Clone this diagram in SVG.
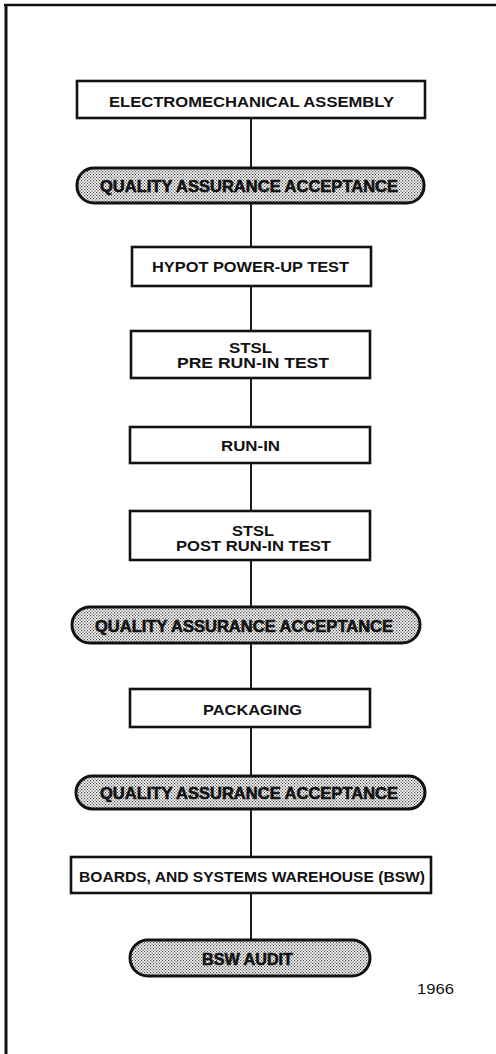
<svg xmlns="http://www.w3.org/2000/svg" width="496" height="1054" viewBox="0 0 496 1054">
<style>
.box{fill:#fff;stroke:#111;stroke-width:2.6}
.pill{fill:url(#dots);stroke:#111;stroke-width:3}
.t{font-family:"Liberation Sans",Arial,sans-serif;font-weight:bold;font-size:15px;fill:#111}
.q{font-family:"Liberation Sans",Arial,sans-serif;font-weight:bold;font-size:16.5px;fill:#111;stroke:#111;stroke-width:0.6}
.c{stroke:#111;stroke-width:1.9;fill:none}
</style>
<defs>
<pattern id="dots" width="3" height="3" patternUnits="userSpaceOnUse">
<rect width="3" height="3" fill="#fff"/>
<rect x="0" y="0" width="1.2" height="1.2" fill="#444"/>
<rect x="1.5" y="1.5" width="1.2" height="1.2" fill="#444"/>
</pattern>
</defs>
<g id="frame" stroke="#111" fill="none">
<line x1="4" y1="5" x2="496" y2="5" stroke-width="2.5"/>
<line x1="6" y1="4" x2="6" y2="1054" stroke-width="3"/>
</g>
<g id="connectors">
<line class="c" x1="251" y1="118" x2="251" y2="168"/>
<line class="c" x1="251" y1="203" x2="251" y2="247"/>
<line class="c" x1="251" y1="286" x2="251" y2="331"/>
<line class="c" x1="251" y1="378" x2="251" y2="427"/>
<line class="c" x1="251" y1="463" x2="251" y2="511"/>
<line class="c" x1="251" y1="560" x2="251" y2="607"/>
<line class="c" x1="251" y1="643" x2="251" y2="689"/>
<line class="c" x1="251" y1="727" x2="251" y2="776"/>
<line class="c" x1="251" y1="809" x2="251" y2="857"/>
<line class="c" x1="251" y1="893" x2="251" y2="940"/>
</g>
<g id="n1"><rect class="box" x="77" y="81" width="348" height="37"/>
<text class="t" x="109" y="107" textLength="285" lengthAdjust="spacingAndGlyphs">ELECTROMECHANICAL ASSEMBLY</text></g>
<g id="n2"><rect class="pill" x="77" y="168" width="347" height="35" rx="17" ry="17"/>
<text class="q" x="100" y="191.5" textLength="298" lengthAdjust="spacingAndGlyphs">QUALITY ASSURANCE ACCEPTANCE</text></g>
<g id="n3"><rect class="box" x="132" y="247" width="239" height="39"/>
<text class="t" x="152" y="272" textLength="197" lengthAdjust="spacingAndGlyphs">HYPOT POWER-UP TEST</text></g>
<g id="n4"><rect class="box" x="131" y="331" width="239" height="47"/>
<text class="t" x="229" y="353" textLength="43" lengthAdjust="spacingAndGlyphs">STSL</text>
<text class="t" x="177" y="368" textLength="152" lengthAdjust="spacingAndGlyphs">PRE RUN-IN TEST</text></g>
<g id="n5"><rect class="box" x="130" y="427" width="240" height="36"/>
<text class="t" x="221" y="451" textLength="59" lengthAdjust="spacingAndGlyphs">RUN-IN</text></g>
<g id="n6"><rect class="box" x="130" y="511" width="240" height="49"/>
<text class="t" x="232" y="536" textLength="42" lengthAdjust="spacingAndGlyphs">STSL</text>
<text class="t" x="176" y="551" textLength="155" lengthAdjust="spacingAndGlyphs">POST RUN-IN TEST</text></g>
<g id="n7"><rect class="pill" x="72" y="607" width="348" height="36" rx="18" ry="18"/>
<text class="q" x="95" y="631.5" textLength="298" lengthAdjust="spacingAndGlyphs">QUALITY ASSURANCE ACCEPTANCE</text></g>
<g id="n8"><rect class="box" x="130" y="689" width="240" height="38"/>
<text class="t" x="203" y="715" textLength="99" lengthAdjust="spacingAndGlyphs">PACKAGING</text></g>
<g id="n9"><rect class="pill" x="76" y="776" width="349" height="33" rx="16.5" ry="16.5"/>
<text class="q" x="100" y="798.5" textLength="298" lengthAdjust="spacingAndGlyphs">QUALITY ASSURANCE ACCEPTANCE</text></g>
<g id="n10"><rect class="box" x="71" y="857" width="360" height="36"/>
<text class="t" x="79" y="881.5" textLength="346" lengthAdjust="spacingAndGlyphs">BOARDS, AND SYSTEMS WAREHOUSE (BSW)</text></g>
<g id="n11"><rect class="pill" x="130" y="940" width="240" height="36" rx="18" ry="18"/>
<text class="q" x="202" y="964.5" textLength="91" lengthAdjust="spacingAndGlyphs">BSW AUDIT</text></g>
<text x="417" y="994" font-family="'Liberation Sans',Arial,sans-serif" font-size="15" fill="#111" textLength="37" lengthAdjust="spacingAndGlyphs">1966</text>
</svg>
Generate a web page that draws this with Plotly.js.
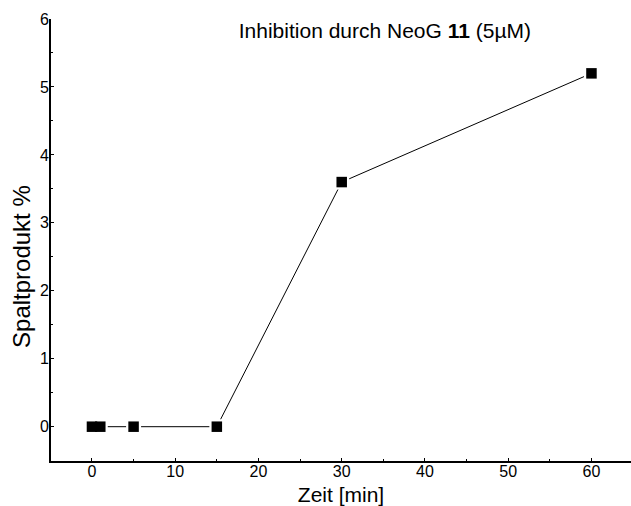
<!DOCTYPE html>
<html>
<head>
<meta charset="utf-8">
<script src="https://cdn.plot.ly/plotly-3.0.1.min.js"></script>
<style>html,body{margin:0;padding:0;background:#fff;}#chart{width:631px;height:506px;}</style>
</head>
<body>
<div id="chart"></div>
<script>
var zeit = [0, 1, 5, 15, 30, 60];
var spaltprodukt = [0, 0, 0, 0, 3.6, 5.2];
var xTicks = [0, 10, 20, 30, 40, 50, 60];
var yTicks = [0, 1, 2, 3, 4, 5, 6];
var titleText = 'Inhibition durch NeoG <b>11</b> (5µM)';
var xTitle = 'Zeit [min]';
var yTitle = 'Spaltprodukt %';

var FONT = 'Arial, "Liberation Sans", sans-serif';

var traces = [
  {x: zeit, y: spaltprodukt, mode: 'lines', line: {color: '#000', width: 1}, hoverinfo: 'skip'},
  {x: zeit, y: spaltprodukt, mode: 'markers', marker: {symbol: 'square', size: 15, color: '#fff'}, hoverinfo: 'skip'},
  {x: zeit, y: spaltprodukt, mode: 'markers', marker: {symbol: 'square', size: 10.5, color: '#000'}}
];

var layout = {
  width: 631, height: 506,
  margin: {l: 51, r: 0, t: 19, b: 45},
  paper_bgcolor: '#fff', plot_bgcolor: '#fff',
  showlegend: false,
  font: {family: FONT, color: '#000'},
  title: {text: titleText, font: {family: FONT, size: 21, color: '#000'},
          x: 0.61, xanchor: 'center', y: 0.94, yanchor: 'middle'},
  xaxis: {
    range: [-4.92, 64.75], tickvals: xTicks, ticktext: xTicks.map(String),
    showgrid: false, zeroline: false, showline: true, linecolor: '#000', linewidth: 2,
    ticks: 'inside', ticklen: 3, tickcolor: '#000', tickwidth: 1,
    minor: {ticks: 'inside', ticklen: 2, dtick: 5, tick0: 0, tickcolor: '#000', showgrid: false},
    tickfont: {family: FONT, size: 16, color: '#000'}, ticklabelstandoff: -5,
    title: {text: xTitle, font: {family: FONT, size: 21, color: '#000'}, standoff: 8}
  },
  yaxis: {
    range: [-0.505, 6], tickvals: yTicks, ticktext: yTicks.map(String),
    showgrid: false, zeroline: false, showline: true, linecolor: '#000', linewidth: 2,
    ticks: 'inside', ticklen: 3, tickcolor: '#000', tickwidth: 1,
    minor: {ticks: 'inside', ticklen: 2, dtick: 0.5, tick0: 0, tickcolor: '#000', showgrid: false},
    tickfont: {family: FONT, size: 16, color: '#000'}, ticklabelstandoff: -3
  },
  annotations: [
    {text: yTitle, textangle: -90, xref: 'paper', yref: 'paper',
     x: -0.05, y: 0.439, xanchor: 'center', yanchor: 'middle', showarrow: false,
     font: {family: FONT, size: 24, color: '#000'}}
  ]
};

Plotly.newPlot('chart', traces, layout, {staticPlot: true});
</script>
</body>
</html>
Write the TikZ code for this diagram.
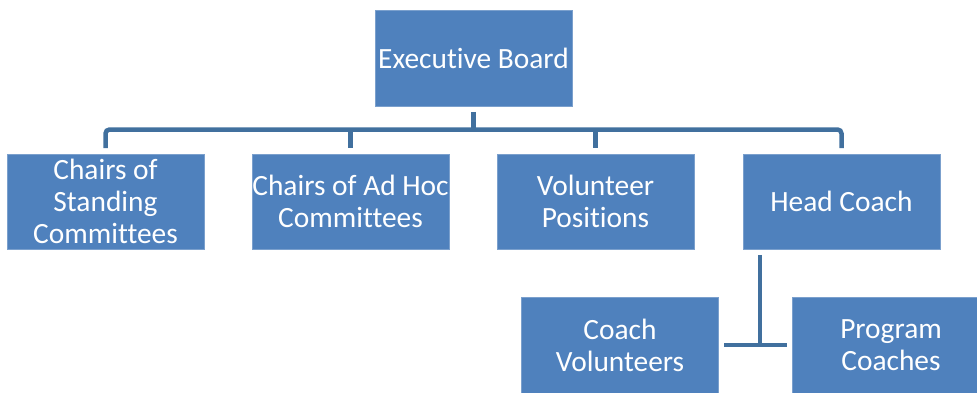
\documentclass[tikz,border=0pt]{standalone}
\usepackage{fontspec}
\setmainfont[Ligatures={NoCommon}]{Carlito}
\definecolor{boxblue}{HTML}{4F81BD}
\definecolor{lineblue}{HTML}{41709E}
\begin{document}
\begin{tikzpicture}[x=1pt, y=-1pt,
	font=\fontsize{29.4}{32}\selectfont,
	unit/.style={rectangle, fill=boxblue, draw=boxblue!75!white, line width=0.8pt,
		minimum width=197pt, minimum height=95pt, inner sep=0pt,
		text=white, align=center},
	link/.style={draw=lineblue, line width=4.5pt, shorten <=5.5pt, shorten >=5.5pt}]
	\useasboundingbox (0,0) rectangle (977,392);
	\clip (0,0) rectangle (977,392);
	%boxes
	\node[unit, minimum height=96pt] (exec) at (473.5,58) {Executive Board};
	\node[unit] (standing) at (105.5,201.5) {Chairs of\\Standing\\Committees};
	\node[unit] (adhoc) at (350.5,201.5) {Chairs of Ad Hoc\\Committees};
	\node[unit] (volunteer) at (595.5,201.5) {Volunteer\\Positions};
	\node[unit] (head) at (841.5,201.5) {Head Coach};
	\node[unit, minimum height=96pt] (coachvol) at (620,345) {Coach\\Volunteers};
	\node[unit, minimum height=96pt] (program) at (891,345) {Program\\Coaches};
	%bus
	\coordinate (bus) at (473.5,129.5);
	\coordinate (hub) at (760,345);
	%lines
	\draw[link, rounded corners=4pt] (standing.north) |- (bus) -| (head.north);
	\draw[link, shorten >=0pt] (exec.south) -- (exec |- bus);
	\foreach \n in {adhoc,volunteer}
	\draw[link, shorten <=0pt] (\n |- bus) -- (\n.north);
	\draw[link, shorten >=0pt] (hub |- head.south) -- (hub);
	\draw[link] (coachvol.east) -- (program.west);
\end{tikzpicture}
\end{document}
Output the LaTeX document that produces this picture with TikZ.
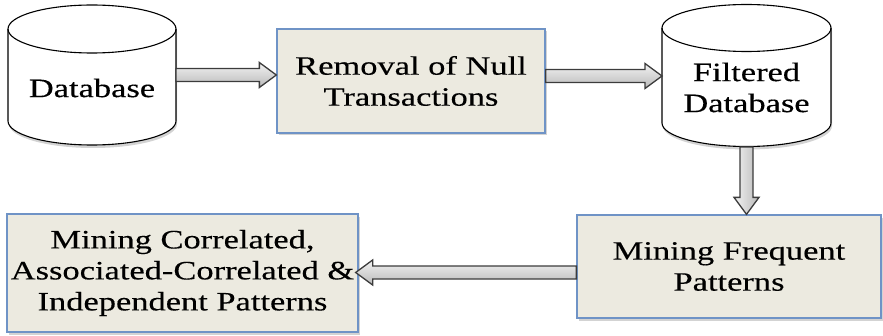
\documentclass[tikz,border=0pt]{standalone}
\usepackage{fontspec}
\setmainfont{Liberation Serif}[FakeStretch=1.3, FakeBold=0.3]
\usetikzlibrary{calc,shadows}

\definecolor{boxfill}{HTML}{ECEAE0}
\definecolor{boxline}{HTML}{6F93C6}
\definecolor{arrowline}{HTML}{3C3C3C}

\tikzset{
  stepbox/.style={draw=boxline, line width=1.3pt, fill=boxfill, align=center,
    font=\fontsize{26.5}{31}\selectfont,
    drop shadow={shadow xshift=2pt, shadow yshift=-2.5pt, opacity=.35}},
  dbarea/.style={inner sep=0pt, outer sep=0pt},
  dbtext/.style={align=center, font=\fontsize{26.5}{31}\selectfont},
  cylbody/.style={draw=black, line width=1.1pt, fill=white,
    drop shadow={shadow xshift=1pt, shadow yshift=-3pt, opacity=.35}},
  fatarrow/.style={draw=arrowline, line width=1.3pt, line join=miter}
}

% Block arrow from #2 to #3; #1 = shading options
\newcommand\blockarrow[3]{%
  \path[fatarrow, #1] let \p1=#2, \p2=#3,
      \n1={atan2(\y2-\y1,\x2-\x1)}, \n2={veclen(\x2-\x1,\y2-\y1)} in
    [shift={(\p1)}, rotate=\n1]
    (0,-6.5) -- (\n2-17,-6.5) -- (\n2-17,-12.5) -- (\n2,0) --
    (\n2-17,12.5) -- (\n2-17,6.5) -- (0,6.5) -- cycle;}

\begin{document}
\begin{tikzpicture}[x=1pt,y=1pt]
\useasboundingbox (0,0) rectangle (883,335);

% ---- cylinder: Database ----
\path[cylbody] (8,306) -- (8,214)
  arc[start angle=180, end angle=360, x radius=84, y radius=24]
  -- (176,306)
  arc[start angle=0, end angle=180, x radius=84, y radius=24] -- cycle;
\draw[line width=1.1pt] (8,306)
  arc[start angle=180, end angle=360, x radius=84, y radius=24];
\node[dbarea, minimum width=168pt, minimum height=140pt] (db) at (92,260) {};
\node[dbtext] (dbt) at (92,247) {Database};

% ---- cylinder: Filtered Database ----
\path[cylbody] (662,307) -- (662,212)
  arc[start angle=180, end angle=360, x radius=84.5, y radius=23.5]
  -- (831,307)
  arc[start angle=0, end angle=180, x radius=84.5, y radius=23.5] -- cycle;
\draw[line width=1.1pt] (662,307)
  arc[start angle=180, end angle=360, x radius=84.5, y radius=23.5];
\node[dbarea, minimum width=169pt, minimum height=142pt] (fdb) at (746.5,259) {};
\node[dbtext] (fdbt) at (746.5,247.5) {Filtered\\Database};

% ---- process boxes ----
\node[stepbox, minimum width=268pt, minimum height=104pt] (rnt) at (411,254)
  {Removal of Null\\Transactions};
\node[stepbox, minimum width=304pt, minimum height=103pt] (mf) at (729,68.5)
  {Mining Frequent\\Patterns};
\node[stepbox, minimum width=351pt, minimum height=118pt] (mc) at (182.5,62)
  {Mining Correlated,\\Associated-Correlated \&\\Independent Patterns};

% ---- connectors ----
\blockarrow{top color=gray!10, bottom color=gray!55}{(db.east)}{(db.east -| rnt.west)}
\blockarrow{top color=gray!10, bottom color=gray!55}{(rnt.east |- fdb.west)}{(fdb.west)}
\blockarrow{left color=gray!10, right color=gray!55}{(fdb.south)}{(fdb.south |- mf.north)}
\blockarrow{top color=gray!10, bottom color=gray!55}{(mf.west |- 0,62.5)}{($(mc.east)+(-3,0.5)$)}
\end{tikzpicture}
\end{document}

____________

### TASK TO CARRY OUT
From the listing, tally every line with the word "diagram" in it and give only the tally.

### ANSWER IN FULL
2